Task goal
Copy each line of the entries beneath that contains the word "seaborn".

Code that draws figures
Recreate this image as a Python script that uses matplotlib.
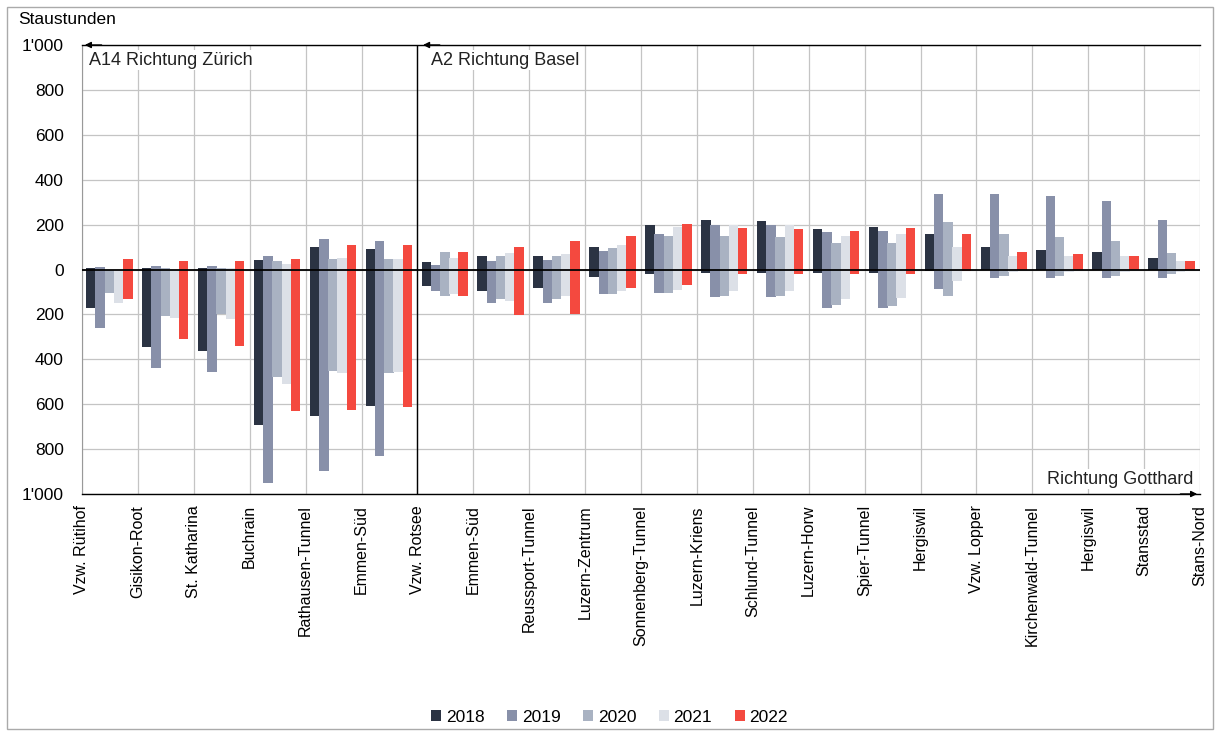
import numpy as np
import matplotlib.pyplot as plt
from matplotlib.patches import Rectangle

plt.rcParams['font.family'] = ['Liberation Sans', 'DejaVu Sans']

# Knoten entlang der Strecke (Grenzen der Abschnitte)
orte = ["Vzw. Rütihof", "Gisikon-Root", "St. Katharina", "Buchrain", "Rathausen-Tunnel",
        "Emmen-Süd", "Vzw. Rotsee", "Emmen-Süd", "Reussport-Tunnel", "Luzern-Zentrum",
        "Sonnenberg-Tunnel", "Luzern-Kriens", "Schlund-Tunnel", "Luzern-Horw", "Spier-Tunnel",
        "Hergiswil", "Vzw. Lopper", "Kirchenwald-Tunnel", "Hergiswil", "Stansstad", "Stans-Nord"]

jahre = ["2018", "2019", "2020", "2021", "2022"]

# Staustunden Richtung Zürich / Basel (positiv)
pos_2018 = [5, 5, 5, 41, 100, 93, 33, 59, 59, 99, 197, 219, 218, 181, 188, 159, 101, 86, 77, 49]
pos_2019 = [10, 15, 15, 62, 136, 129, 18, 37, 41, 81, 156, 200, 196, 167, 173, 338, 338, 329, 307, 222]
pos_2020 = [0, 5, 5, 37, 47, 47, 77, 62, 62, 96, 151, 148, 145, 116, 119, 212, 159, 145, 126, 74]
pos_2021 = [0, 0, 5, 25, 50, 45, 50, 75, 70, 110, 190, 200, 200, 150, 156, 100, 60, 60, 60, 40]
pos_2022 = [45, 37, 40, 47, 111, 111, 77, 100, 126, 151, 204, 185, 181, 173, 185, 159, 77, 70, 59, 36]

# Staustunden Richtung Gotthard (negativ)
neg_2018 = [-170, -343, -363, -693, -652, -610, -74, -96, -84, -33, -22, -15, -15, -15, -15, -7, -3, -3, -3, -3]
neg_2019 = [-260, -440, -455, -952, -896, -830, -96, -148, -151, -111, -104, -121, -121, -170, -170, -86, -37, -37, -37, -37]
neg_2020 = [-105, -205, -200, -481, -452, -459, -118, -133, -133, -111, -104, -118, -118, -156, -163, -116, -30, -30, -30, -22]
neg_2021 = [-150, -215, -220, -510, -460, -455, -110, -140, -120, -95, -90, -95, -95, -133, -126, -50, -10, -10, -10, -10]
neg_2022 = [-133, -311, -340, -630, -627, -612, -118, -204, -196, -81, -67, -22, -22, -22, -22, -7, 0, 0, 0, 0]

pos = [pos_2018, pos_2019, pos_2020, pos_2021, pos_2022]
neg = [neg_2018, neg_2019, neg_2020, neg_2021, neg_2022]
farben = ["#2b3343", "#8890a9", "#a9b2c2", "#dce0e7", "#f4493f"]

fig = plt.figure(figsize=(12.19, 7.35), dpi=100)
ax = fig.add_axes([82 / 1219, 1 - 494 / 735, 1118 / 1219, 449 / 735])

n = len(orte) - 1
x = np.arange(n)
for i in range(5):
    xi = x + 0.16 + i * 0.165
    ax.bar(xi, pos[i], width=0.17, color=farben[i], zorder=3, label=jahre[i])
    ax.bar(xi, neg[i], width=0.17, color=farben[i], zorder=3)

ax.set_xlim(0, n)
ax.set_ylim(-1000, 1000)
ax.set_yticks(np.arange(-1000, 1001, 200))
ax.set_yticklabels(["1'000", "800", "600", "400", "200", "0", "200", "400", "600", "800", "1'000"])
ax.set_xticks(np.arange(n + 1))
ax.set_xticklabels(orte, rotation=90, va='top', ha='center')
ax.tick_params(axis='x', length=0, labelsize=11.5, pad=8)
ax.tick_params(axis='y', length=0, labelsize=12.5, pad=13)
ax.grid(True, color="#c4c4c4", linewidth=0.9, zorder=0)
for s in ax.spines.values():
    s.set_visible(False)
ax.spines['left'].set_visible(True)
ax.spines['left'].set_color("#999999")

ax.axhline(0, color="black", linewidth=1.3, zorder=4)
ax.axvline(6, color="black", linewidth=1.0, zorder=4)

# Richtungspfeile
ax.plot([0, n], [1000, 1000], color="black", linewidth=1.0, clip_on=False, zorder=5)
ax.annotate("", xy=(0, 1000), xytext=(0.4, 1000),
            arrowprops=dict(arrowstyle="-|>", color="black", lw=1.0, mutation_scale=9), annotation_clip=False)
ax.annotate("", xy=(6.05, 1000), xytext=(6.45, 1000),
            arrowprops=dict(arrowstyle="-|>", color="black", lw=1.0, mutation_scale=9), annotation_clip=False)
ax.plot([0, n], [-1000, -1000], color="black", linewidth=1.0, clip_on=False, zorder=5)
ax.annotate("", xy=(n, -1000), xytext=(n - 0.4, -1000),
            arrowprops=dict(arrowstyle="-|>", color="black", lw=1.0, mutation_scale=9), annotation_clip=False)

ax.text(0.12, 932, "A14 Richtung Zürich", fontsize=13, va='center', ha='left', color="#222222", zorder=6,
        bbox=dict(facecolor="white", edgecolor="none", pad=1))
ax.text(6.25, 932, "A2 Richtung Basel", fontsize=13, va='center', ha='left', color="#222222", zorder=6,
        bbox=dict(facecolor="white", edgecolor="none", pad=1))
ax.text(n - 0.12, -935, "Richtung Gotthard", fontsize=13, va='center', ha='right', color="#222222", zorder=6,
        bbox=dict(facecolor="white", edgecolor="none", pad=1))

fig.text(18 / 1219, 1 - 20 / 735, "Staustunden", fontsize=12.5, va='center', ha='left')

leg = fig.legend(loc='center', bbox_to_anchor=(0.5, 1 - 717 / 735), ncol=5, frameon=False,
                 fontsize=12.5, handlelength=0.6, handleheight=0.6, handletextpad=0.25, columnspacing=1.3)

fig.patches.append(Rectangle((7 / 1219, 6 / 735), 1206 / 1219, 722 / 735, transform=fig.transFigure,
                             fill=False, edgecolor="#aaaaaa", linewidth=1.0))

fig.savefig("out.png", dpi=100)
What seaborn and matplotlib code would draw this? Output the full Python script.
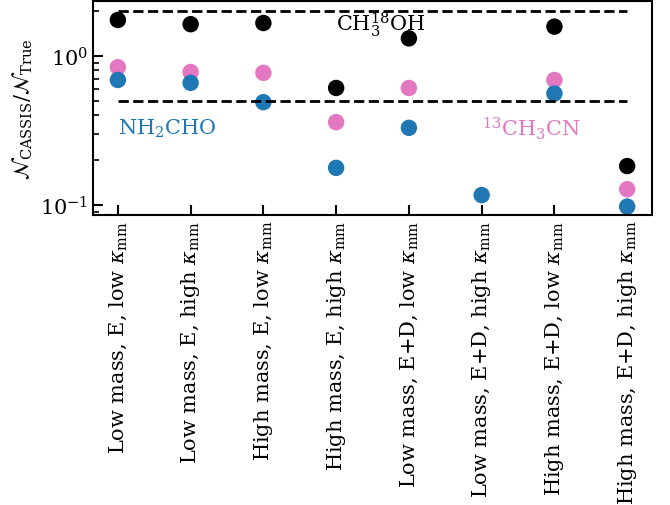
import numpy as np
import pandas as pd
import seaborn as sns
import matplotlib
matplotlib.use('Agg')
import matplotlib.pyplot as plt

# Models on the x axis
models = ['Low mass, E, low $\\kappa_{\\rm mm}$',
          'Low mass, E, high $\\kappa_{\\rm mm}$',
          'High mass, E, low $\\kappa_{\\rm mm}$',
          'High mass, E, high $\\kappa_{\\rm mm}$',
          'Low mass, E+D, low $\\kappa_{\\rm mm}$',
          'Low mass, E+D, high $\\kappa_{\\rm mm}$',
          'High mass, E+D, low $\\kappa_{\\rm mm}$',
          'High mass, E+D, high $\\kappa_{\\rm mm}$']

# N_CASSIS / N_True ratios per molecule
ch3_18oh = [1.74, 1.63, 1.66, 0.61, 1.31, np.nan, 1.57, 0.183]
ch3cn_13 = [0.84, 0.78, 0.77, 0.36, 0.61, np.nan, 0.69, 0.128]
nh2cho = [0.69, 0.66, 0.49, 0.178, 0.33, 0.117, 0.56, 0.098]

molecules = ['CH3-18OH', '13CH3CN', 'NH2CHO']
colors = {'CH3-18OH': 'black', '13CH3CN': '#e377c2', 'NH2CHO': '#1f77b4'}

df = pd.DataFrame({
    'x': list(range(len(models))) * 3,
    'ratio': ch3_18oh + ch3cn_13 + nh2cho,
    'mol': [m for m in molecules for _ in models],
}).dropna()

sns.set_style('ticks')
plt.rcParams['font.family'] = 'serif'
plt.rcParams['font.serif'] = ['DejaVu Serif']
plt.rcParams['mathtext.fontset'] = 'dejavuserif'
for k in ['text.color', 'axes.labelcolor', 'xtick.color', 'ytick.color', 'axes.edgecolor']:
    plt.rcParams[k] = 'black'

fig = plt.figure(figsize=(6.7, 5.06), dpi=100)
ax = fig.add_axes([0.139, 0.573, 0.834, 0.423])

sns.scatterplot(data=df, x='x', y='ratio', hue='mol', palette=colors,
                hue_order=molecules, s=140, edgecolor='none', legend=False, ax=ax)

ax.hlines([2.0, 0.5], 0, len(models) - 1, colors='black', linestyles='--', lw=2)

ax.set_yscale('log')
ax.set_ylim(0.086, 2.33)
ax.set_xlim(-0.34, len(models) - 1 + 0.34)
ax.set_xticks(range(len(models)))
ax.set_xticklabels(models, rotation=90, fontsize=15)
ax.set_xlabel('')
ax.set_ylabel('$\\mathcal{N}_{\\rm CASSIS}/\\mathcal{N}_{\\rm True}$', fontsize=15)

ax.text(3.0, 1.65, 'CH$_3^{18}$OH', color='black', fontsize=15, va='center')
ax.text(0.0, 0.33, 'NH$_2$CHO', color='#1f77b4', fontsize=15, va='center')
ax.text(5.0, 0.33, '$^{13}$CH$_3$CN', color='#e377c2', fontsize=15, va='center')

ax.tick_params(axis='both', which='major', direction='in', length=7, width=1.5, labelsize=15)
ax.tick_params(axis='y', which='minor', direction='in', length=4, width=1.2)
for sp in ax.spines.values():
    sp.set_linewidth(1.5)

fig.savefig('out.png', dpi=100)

The response
What seaborn and matplotlib code would draw this? Output the full Python script.
import seaborn as sns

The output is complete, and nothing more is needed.